**Problem requirements**
Search the listing below for the string "diagram" and copy every line where it occurs.

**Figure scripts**
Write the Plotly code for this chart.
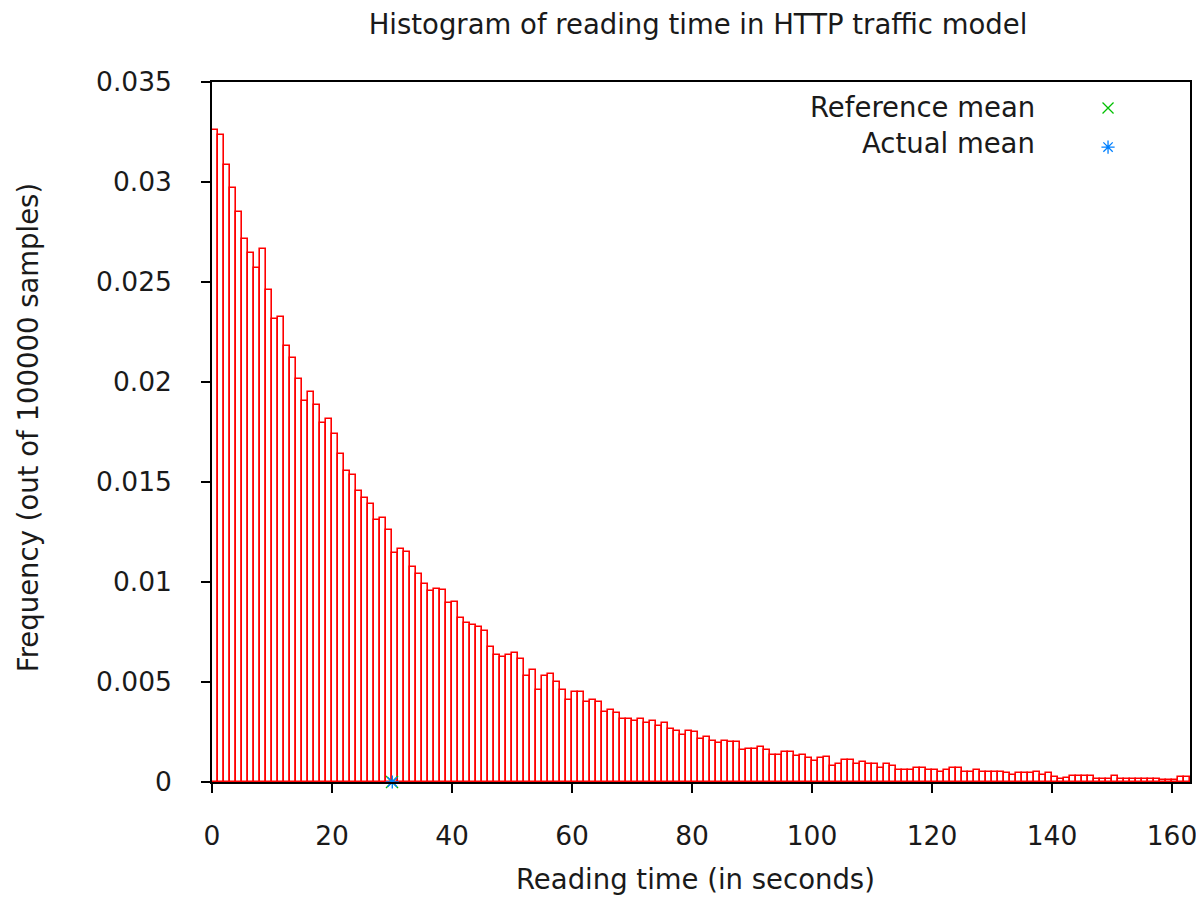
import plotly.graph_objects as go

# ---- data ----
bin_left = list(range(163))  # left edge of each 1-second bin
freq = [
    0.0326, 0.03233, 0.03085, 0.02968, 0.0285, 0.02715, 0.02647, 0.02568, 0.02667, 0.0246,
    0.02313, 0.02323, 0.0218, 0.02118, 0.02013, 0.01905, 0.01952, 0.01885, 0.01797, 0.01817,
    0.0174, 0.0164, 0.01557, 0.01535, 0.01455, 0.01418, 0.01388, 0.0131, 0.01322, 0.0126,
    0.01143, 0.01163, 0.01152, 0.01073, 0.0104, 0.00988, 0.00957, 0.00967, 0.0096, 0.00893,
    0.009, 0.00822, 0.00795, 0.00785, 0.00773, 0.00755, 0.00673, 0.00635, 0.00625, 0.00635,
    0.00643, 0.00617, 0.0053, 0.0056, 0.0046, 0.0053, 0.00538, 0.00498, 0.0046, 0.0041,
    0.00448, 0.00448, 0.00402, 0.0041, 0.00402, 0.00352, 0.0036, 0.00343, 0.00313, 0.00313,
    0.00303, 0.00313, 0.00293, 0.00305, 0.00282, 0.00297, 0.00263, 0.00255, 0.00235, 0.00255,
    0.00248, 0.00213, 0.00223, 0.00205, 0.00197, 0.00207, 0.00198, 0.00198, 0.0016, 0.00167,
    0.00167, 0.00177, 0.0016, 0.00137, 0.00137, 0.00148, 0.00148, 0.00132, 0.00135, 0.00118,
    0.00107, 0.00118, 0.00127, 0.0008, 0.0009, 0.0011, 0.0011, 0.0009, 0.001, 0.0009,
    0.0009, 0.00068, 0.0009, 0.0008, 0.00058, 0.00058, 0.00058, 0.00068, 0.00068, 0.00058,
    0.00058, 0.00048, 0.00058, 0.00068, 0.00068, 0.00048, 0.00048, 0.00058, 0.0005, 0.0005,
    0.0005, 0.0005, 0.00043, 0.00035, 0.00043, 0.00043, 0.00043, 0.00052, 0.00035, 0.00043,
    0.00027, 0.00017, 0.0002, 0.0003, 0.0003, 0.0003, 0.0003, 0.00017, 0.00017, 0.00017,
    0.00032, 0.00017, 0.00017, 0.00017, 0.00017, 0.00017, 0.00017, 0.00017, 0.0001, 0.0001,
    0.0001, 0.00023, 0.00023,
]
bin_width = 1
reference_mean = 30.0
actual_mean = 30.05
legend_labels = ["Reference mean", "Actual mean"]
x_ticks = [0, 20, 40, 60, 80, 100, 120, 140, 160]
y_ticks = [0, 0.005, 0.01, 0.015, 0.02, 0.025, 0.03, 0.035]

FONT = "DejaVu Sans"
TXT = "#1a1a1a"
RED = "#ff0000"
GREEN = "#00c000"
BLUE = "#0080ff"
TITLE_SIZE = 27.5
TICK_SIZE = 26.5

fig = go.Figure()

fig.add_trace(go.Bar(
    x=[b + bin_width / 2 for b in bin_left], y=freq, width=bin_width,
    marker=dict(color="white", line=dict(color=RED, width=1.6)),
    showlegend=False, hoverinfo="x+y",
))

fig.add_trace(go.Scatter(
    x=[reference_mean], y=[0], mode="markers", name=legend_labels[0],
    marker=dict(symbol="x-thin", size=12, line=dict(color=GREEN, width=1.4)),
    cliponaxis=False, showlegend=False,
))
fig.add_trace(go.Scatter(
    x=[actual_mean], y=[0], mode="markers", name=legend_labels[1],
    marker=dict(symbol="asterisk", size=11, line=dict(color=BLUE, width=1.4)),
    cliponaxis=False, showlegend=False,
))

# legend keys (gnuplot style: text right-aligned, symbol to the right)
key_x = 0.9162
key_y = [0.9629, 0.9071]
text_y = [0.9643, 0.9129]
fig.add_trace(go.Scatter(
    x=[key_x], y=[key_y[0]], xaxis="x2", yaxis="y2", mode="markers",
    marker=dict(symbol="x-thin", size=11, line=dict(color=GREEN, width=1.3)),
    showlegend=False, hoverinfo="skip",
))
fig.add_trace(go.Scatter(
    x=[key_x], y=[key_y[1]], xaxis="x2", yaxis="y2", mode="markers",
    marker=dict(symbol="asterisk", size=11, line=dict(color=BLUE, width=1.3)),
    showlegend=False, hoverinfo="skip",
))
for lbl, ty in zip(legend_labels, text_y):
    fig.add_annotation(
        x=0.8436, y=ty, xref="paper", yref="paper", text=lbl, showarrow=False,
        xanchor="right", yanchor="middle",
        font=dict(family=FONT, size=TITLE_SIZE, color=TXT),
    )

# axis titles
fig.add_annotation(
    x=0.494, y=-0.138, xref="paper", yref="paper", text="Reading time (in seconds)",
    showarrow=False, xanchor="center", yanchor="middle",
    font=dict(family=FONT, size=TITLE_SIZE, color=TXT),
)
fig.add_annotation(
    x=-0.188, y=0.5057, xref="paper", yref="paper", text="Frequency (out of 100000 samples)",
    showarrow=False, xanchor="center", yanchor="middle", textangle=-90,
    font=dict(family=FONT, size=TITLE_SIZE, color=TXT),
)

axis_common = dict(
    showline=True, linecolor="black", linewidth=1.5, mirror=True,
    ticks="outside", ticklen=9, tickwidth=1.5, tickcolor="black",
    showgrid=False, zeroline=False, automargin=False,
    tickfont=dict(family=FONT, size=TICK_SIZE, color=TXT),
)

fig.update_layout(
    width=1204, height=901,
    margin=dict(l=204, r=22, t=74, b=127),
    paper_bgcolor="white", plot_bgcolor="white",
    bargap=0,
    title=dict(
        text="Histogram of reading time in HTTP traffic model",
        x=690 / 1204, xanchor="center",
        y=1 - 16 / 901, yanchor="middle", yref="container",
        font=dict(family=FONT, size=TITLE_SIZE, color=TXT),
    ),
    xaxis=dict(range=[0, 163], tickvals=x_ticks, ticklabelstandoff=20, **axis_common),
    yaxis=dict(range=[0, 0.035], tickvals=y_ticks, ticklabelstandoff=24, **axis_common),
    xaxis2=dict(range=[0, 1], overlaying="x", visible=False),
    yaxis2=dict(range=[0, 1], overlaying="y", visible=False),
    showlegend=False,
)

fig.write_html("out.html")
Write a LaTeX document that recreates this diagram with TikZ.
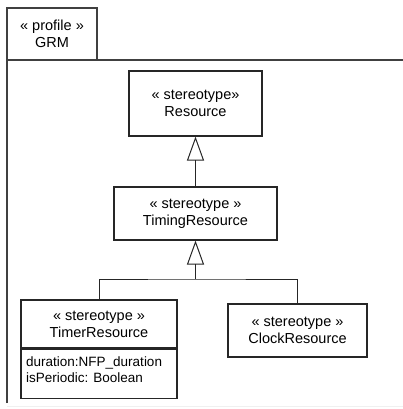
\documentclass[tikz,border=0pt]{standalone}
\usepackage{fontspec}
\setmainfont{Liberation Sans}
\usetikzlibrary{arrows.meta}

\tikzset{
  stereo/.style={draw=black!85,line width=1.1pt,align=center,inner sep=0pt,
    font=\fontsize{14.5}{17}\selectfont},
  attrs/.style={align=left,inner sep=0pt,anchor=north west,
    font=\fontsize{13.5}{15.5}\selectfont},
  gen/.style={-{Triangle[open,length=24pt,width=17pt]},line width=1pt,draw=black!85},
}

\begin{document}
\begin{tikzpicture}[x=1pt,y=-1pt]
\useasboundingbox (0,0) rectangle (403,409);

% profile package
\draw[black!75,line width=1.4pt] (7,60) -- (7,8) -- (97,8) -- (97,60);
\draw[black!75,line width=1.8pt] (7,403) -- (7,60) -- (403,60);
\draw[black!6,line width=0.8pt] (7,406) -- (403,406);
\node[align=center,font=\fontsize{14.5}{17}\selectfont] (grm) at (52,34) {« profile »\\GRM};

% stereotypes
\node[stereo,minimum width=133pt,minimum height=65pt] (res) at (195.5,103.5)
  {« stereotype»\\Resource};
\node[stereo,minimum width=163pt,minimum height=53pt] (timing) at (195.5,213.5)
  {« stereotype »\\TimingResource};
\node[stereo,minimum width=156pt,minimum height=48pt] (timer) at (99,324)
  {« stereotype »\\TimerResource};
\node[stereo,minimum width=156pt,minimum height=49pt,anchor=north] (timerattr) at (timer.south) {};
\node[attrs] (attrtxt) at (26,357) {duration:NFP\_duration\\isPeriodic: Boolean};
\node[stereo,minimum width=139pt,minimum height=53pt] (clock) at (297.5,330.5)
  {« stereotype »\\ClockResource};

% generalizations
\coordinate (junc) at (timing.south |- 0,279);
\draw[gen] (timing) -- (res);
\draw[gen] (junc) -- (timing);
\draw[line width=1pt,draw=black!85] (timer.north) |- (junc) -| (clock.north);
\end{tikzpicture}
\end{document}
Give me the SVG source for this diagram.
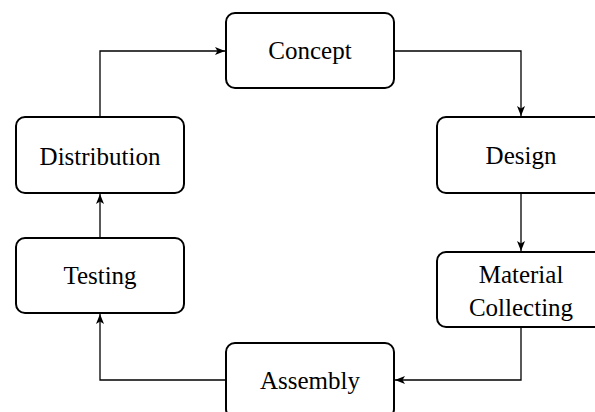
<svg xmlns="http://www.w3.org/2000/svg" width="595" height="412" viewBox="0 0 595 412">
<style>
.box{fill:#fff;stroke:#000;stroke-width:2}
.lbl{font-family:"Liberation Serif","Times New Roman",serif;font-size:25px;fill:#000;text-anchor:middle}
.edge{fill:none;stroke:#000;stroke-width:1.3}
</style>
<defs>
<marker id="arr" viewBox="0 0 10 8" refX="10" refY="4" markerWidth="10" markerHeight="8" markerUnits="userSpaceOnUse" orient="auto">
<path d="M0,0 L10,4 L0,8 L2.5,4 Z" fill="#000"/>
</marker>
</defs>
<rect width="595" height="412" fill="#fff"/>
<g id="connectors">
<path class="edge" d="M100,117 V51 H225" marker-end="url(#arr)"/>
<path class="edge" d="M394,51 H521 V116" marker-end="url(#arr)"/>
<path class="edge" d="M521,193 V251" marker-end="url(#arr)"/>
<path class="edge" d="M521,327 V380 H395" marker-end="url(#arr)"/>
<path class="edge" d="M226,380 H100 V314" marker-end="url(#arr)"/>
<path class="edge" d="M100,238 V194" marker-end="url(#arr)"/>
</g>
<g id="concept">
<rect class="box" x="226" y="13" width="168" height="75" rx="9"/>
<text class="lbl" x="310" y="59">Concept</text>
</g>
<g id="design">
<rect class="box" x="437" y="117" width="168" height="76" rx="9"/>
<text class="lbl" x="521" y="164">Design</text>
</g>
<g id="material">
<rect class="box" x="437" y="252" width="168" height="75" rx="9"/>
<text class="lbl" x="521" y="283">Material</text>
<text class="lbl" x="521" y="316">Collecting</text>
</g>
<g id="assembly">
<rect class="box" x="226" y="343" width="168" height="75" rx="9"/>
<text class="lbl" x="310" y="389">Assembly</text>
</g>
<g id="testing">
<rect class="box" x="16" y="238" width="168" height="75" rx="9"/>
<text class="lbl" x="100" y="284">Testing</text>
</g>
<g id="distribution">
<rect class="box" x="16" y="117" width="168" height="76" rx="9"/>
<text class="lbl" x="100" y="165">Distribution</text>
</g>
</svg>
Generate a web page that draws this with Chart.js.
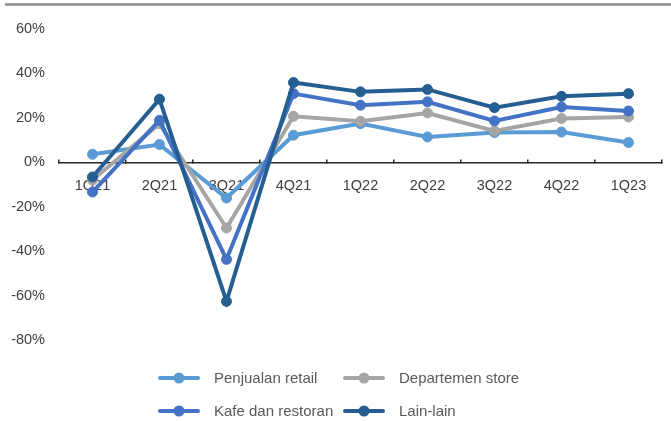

**The answer**
Write a LaTeX document that recreates this diagram with TikZ.
Give me the SVG source for this diagram.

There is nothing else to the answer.